8. Cost per wear and how many hours does it take to buy

This is something I learned from the luxury blogger community. I like luxury products but can’t afford them at the moment so I live vicariously through these bloggers LOL. They often like to talk about “cost per wear” to justify the amount they spend on luxury items. The idea is that the more you use it, the lower the cost per wear, therefore the better your investment. It makes me really think about how much I’m spending on an item and how often I will be using it. It also ties back to the BIFL idea. You can read more about the idea of cost per wear here. So now I make sure whatever I buy is: 1) Better quality so it lasts longer, and 2) Something I will use often so it’s worth buying.

Another idea I often come across in articles on controlling spending habits is to calculate how many hours of work does it take to buy the item. It helps to put things into perspective so you make better financial decisions.

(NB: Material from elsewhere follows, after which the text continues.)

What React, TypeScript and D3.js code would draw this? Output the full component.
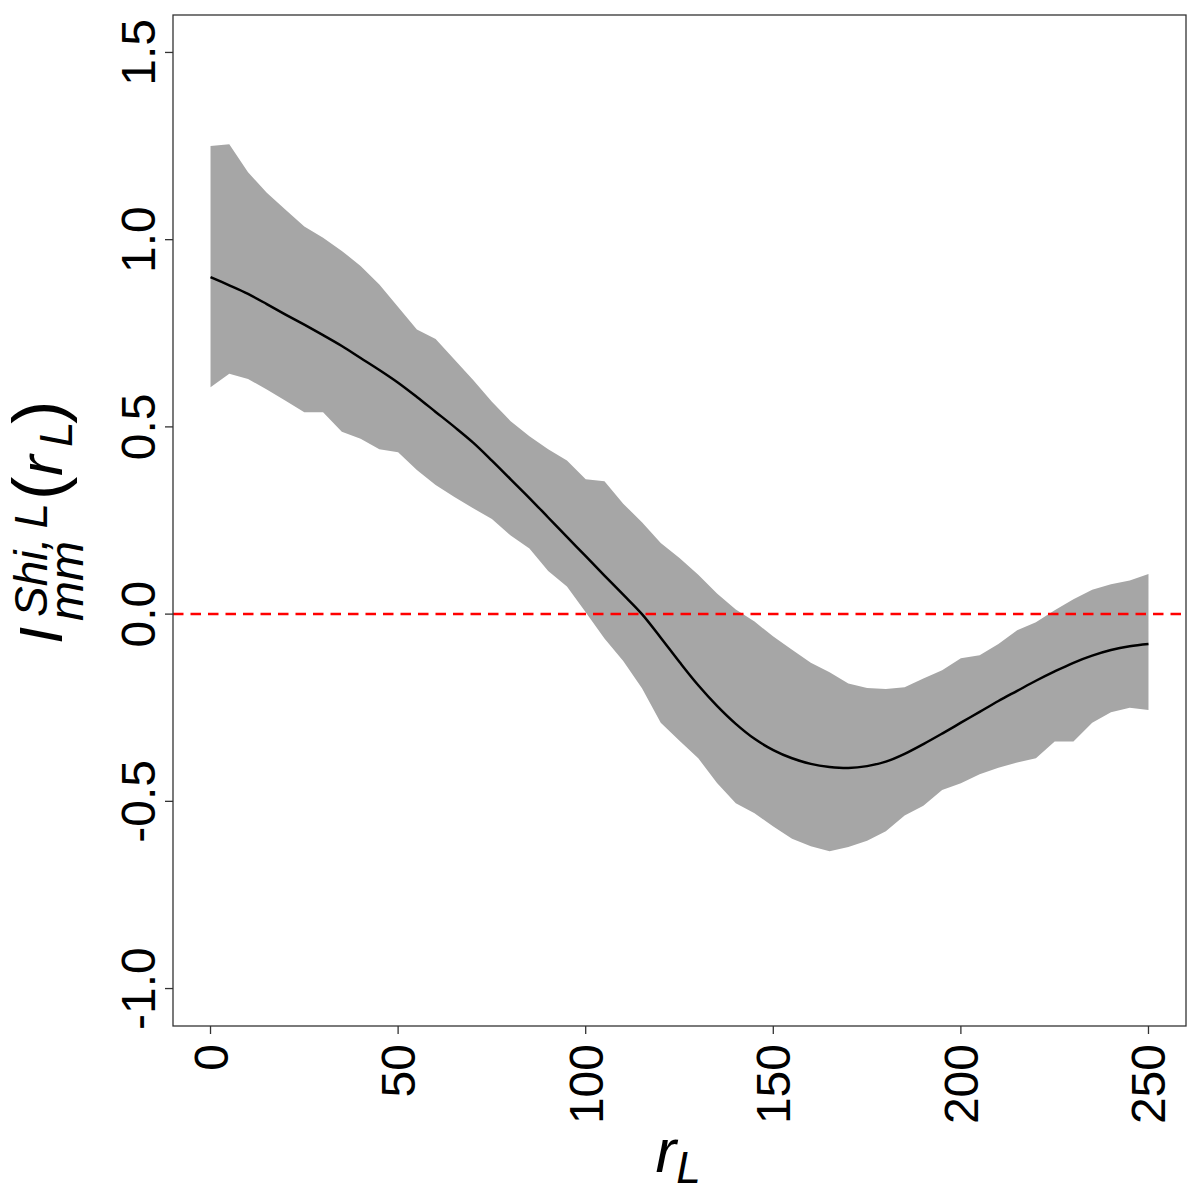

Then again, if you’re a high income earner this probably won’t help much haha.

9. Be careful of easy payment plans (installments) – personal experience

This one is from my own personal experience. It’s easy to look at the amount per month on an easy payment plan (a lot of stores and credit cards offer this) and think oh it’s only RM100 a month for 2 years, I can afford that. Even if it’s a 0% interest free EPP, it adds up if you keep on opting for this whenever you buy big items. Then you end up with a fixed expense every month for X months/years. When there’s an emergency and you need money… that’s when you’re stuck.

I learned that it’s ok to opt for 0% interest free EPPs but I have to be very careful and not allow it to add up to more than 10% of my take home pay. Otherwise all I do every month is use up all my salary to pay debts and fixed expenses, with almost no savings (accept for EPF).